Thursday, September 20, 2007

Up-keep

If you haven't noticed, all of my links and currently listening sections are regularly being edited. Let me know if I am missing anyone in my links!

Thanks,

Josh


ps, best picture ever:

Wednesday, September 19, 2007

This Sad and Holy Glow

I feel swallowed up by finances. I made some poor decisions, and now I am going to have to get by without money for a bit. I am not making this entry to complain or anything, just observe how much money can strangle people. It is ridiculous that I feel so numb, belittled and hopeless with out have a few green bills in my pocket. I know that God has a better life for us than what I am living right now, but in a way I think this is also teaching me a lesson. When I get back on my feet, I plan on giving myself a cash allowance every week and saving all of my excess.
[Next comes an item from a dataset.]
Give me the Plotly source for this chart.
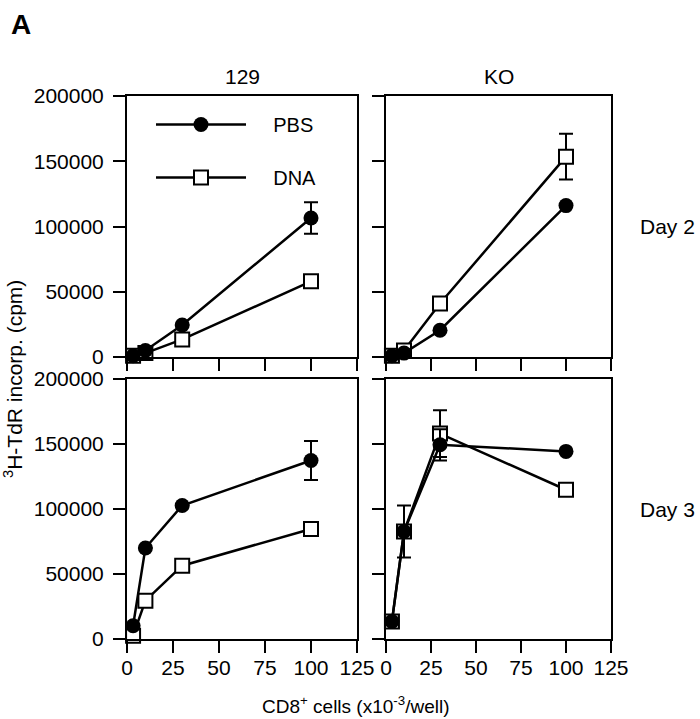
import plotly.graph_objects as go

# ---------------- data ----------------
cells = [3.3, 10, 30, 100]

pbs_129_d2 = [1000, 5000, 24500, 106500]
pbs_129_d2_err = [None, None, None, 12000]
dna_129_d2 = [1000, 3000, 13500, 58000]
dna_129_d2_err = [None, None, None, None]

pbs_ko_d2 = [1000, 3000, 20500, 116000]
pbs_ko_d2_err = [None, None, None, None]
dna_ko_d2 = [1000, 5000, 41000, 153500]
dna_ko_d2_err = [None, None, None, 17500]

pbs_129_d3 = [10200, 70000, 102700, 137300]
pbs_129_d3_err = [None, None, None, 15000]
dna_129_d3 = [2500, 29500, 56400, 84600]
dna_129_d3_err = [None, None, None, None]

pbs_ko_d3 = [13500, 82700, 149400, 144300]
pbs_ko_d3_err = [None, None, 12000, None]
dna_ko_d3 = [13500, 82700, 158000, 114800]
dna_ko_d3_err = [None, 20000, 18000, None]

x_ticks = [0, 25, 50, 75, 100, 125]
y_ticks = [0, 50000, 100000, 150000, 200000]
y_tick_text = ["0", "50000", "100000", "150000", "200000"]

col_titles = ["129", "KO"]
row_titles = ["Day 2", "Day 3"]

FONT = "Liberation Sans, Arial, Helvetica, sans-serif"
W, H = 700, 719

def px_x(p):
    return p / W

def px_y(p):
    return (H - p) / H

x_domains = [[px_x(127), px_x(357)], [px_x(386), px_x(611)]]
y_domains = [[px_y(357), px_y(96)], [px_y(639), px_y(379)]]  # row 0 top, row 1 bottom

panels = [
    (0, 0, pbs_129_d2, pbs_129_d2_err, dna_129_d2, dna_129_d2_err),
    (0, 1, pbs_ko_d2, pbs_ko_d2_err, dna_ko_d2, dna_ko_d2_err),
    (1, 0, pbs_129_d3, pbs_129_d3_err, dna_129_d3, dna_129_d3_err),
    (1, 1, pbs_ko_d3, pbs_ko_d3_err, dna_ko_d3, dna_ko_d3_err),
]

fig = go.Figure()
layout = {}
PAD = "\u00a0" * 4

for i, (r, c, pbs, pbs_err, dna, dna_err) in enumerate(panels):
    idx = i + 1
    xa = "x" if idx == 1 else f"x{idx}"
    ya = "y" if idx == 1 else f"y{idx}"
    first = idx == 1
    fig.add_trace(go.Scatter(
        x=cells, y=dna, xaxis=xa, yaxis=ya, mode="lines+markers",
        name=PAD + "DNA", legendgroup="dna", showlegend=first, legendrank=2,
        line=dict(color="black", width=2.5),
        marker=dict(symbol="square", size=14, color="white",
                    line=dict(color="black", width=2)),
        error_y=dict(type="data", array=dna_err, visible=True,
                     color="black", thickness=2, width=7),
        cliponaxis=False,
    ))
    fig.add_trace(go.Scatter(
        x=cells, y=pbs, xaxis=xa, yaxis=ya, mode="lines+markers",
        name=PAD + "PBS", legendgroup="pbs", showlegend=first, legendrank=1,
        line=dict(color="black", width=2.5),
        marker=dict(symbol="circle", size=15, color="black"),
        error_y=dict(type="data", array=pbs_err, visible=True,
                     color="black", thickness=2, width=7),
        cliponaxis=False,
    ))
    common = dict(showline=True, linewidth=2, linecolor="black", mirror=True,
                  ticks="outside", ticklen=12, tickwidth=2, tickcolor="black",
                  showgrid=False, zeroline=False,
                  tickfont=dict(family=FONT, size=21, color="black"))
    layout["xaxis" if idx == 1 else f"xaxis{idx}"] = dict(
        common, domain=x_domains[c], range=[0, 125], tickvals=x_ticks,
        showticklabels=(r == 1), anchor=ya, ticklabelstandoff=-3)
    layout["yaxis" if idx == 1 else f"yaxis{idx}"] = dict(
        common, domain=y_domains[r], range=[0, 200000], tickvals=y_ticks,
        ticktext=y_tick_text, showticklabels=(c == 0), anchor=xa,
        ticklabelstandoff=5)

annotations = []
for c, t in enumerate(col_titles):
    annotations.append(dict(text=t, x=sum(x_domains[c]) / 2, y=px_y(77),
                            xanchor="center", yanchor="middle",
                            xref="paper", yref="paper", showarrow=False,
                            font=dict(family=FONT, size=21, color="black")))
for r, t in enumerate(row_titles):
    annotations.append(dict(text=t, x=px_x(667), y=sum(y_domains[r]) / 2,
                            xanchor="center", yanchor="middle",
                            xref="paper", yref="paper", showarrow=False,
                            font=dict(family=FONT, size=21, color="black")))
annotations.append(dict(text="<b>A</b>", x=px_x(9), y=px_y(24),
                        xanchor="left", yanchor="middle",
                        xref="paper", yref="paper", showarrow=False,
                        font=dict(family=FONT, size=28, color="black")))
annotations.append(dict(text="<sup>3</sup>H-TdR incorp. (cpm)", x=px_x(13), y=px_y(379),
                        xanchor="center", yanchor="middle",
                        xref="paper", yref="paper", showarrow=False, textangle=-90,
                        font=dict(family=FONT, size=21, color="black")))
annotations.append(dict(text="CD8<sup>+</sup> cells (x10<sup>-3</sup>/well)",
                        x=px_x(355), y=px_y(705),
                        xanchor="center", yanchor="middle",
                        xref="paper", yref="paper", showarrow=False,
                        font=dict(family=FONT, size=19, color="black")))

fig.update_layout(
    **layout,
    width=W, height=H,
    margin=dict(l=0, r=0, t=0, b=0, autoexpand=False),
    paper_bgcolor="white", plot_bgcolor="white",
    annotations=annotations,
    showlegend=True,
    legend=dict(x=px_x(151), y=px_y(105), xanchor="left", yanchor="top",
                bgcolor="rgba(0,0,0,0)", traceorder="grouped", tracegroupgap=24,
                itemwidth=90,
                font=dict(family=FONT, size=20, color="black")),
)

fig.write_html(
    "out.html",
    config={"displayModeBar": False},
    post_script="document.body.style.margin='0';document.body.style.overflow='hidden';",
)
It is time to be completely out of debt and restore the control over my life. I honestly feel beat up right now, but I know that I am going to come out of this with a greater understanding of life and myself.

I saw it in the eyes of the checkout girl -
that sad and holy glow every blue-collar knows,
like the lit windows on my childhood street
where the deep, dark secrets of the family are kept.
Beneath the mire and stench of growing debt,
the deep, dark secrets of the family are kept.
Credit is a whore who won't wake up and leave,
but believe me I'm not sleeping with her anymore.
I don't want to be a slave, I just want to be free
and honestly I'm sick and tired of people chasing me

Friday, September 14, 2007

Rock N' Roll

It’s amazing how God uses places and people I wouldn’t imagine to speak to me. On Wednesday night, I went to ORCC’s Catalyst Youth Group to support Mark and Judi as they led the worship. I must say it was so encouraging to be around all of these kids and partake in their energy and excitement. M&J did a stellar job leading the music, and the sound was great! Hopefully I will be able to help them some day musically. The new Catalyst facility is extremely nice. I was rather impressed that they sunk so much money into the next generation.

Thursday, September 13, 2007

The Prayer of Saint Francis

I read this on another blog run by my friend Jeremy. I found it encouraging and challenging:


Lord, make me an instrument of your peace,
Where there is hatred, let me sow love;
where there is injury, pardon;
where there is doubt, faith;
where there is despair, hope;
where there is darkness, light;
where there is sadness, joy;
O Divine Master, grant that I may not so much seek to be consoled as to console;
to be understood as to understand;
to be loved as to love.
For it is in giving that we receive;
it is in pardoning that we are pardoned;
and it is in dying that we are born to eternal life.

Wednesday, September 12, 2007

Block by block, drain by drain, light by light. I walk these streets gazing at the fake empires built by the rich as the hungry camp at their footsteps. I am looking for an omen as to what’s next but sometimes that seems bleak. I want to thirst for righteousness, yet my appetite is satisfied by refuse. “Blessed are the pure in heart, for they shall see God” – this sentence becomes more and more true daily. I want a pure heart that finds rest and solace in the simple pleasures of our Adonai. I will not find an eternal pleasure in the concrete and paper of this world. Our creator resides in the same purity that exists in that man with the dirty shirt, wondering when his next meal will be.


(I have been writing a lot of random thoughts like this just off the top of my head, hopefully you subscribers don't mind.)

Tuesday, September 11, 2007

Off-beat

The next few weeks are my favorite of the year, that transition from summer to fall. There is briskness in the air and a certain unpronounced energy about. I don’t understand it, but it is consistently satisfying. As I pedal through the city’s cracked streets I feel like I am part of something big. Business women and crust punks all look anxious and ready. My muscles and joints ache from movement, but the cadence of this time of year is contagious and addictive, maybe even vindictive? Maybe this season sparks action. Maybe I will speak to the black school teacher I see on the train every day. Maybe I will pray with Cyndi in the cube next to me for her upcoming surgery. Maybe I will get off my spiritual ass and engage!

Monday, September 10, 2007

My bike is done!

So this past month or so, I have been obsessed with researching and looking for bike stuff on Craig's List. I finally got everything together I need and assembled it all this weekend. Enjoy:







Specs (in general terms):

1985(ish) Trek Road frame, 54cm (ish)

Vuelta XRP Team Superlight Wheel Set

Formula Hub

Brooks Saddle




This thing has been a blast to ride. I went approximately 10 miles on saturday and 5 yesterday. Since I ride my bike to work every day, it's nice having a fast bike that is sweet looking and comfy. It was such a sense of accomplishment when I put it all together and troubleshooted. This is just another tool in my weight loss / healthy lifestyle!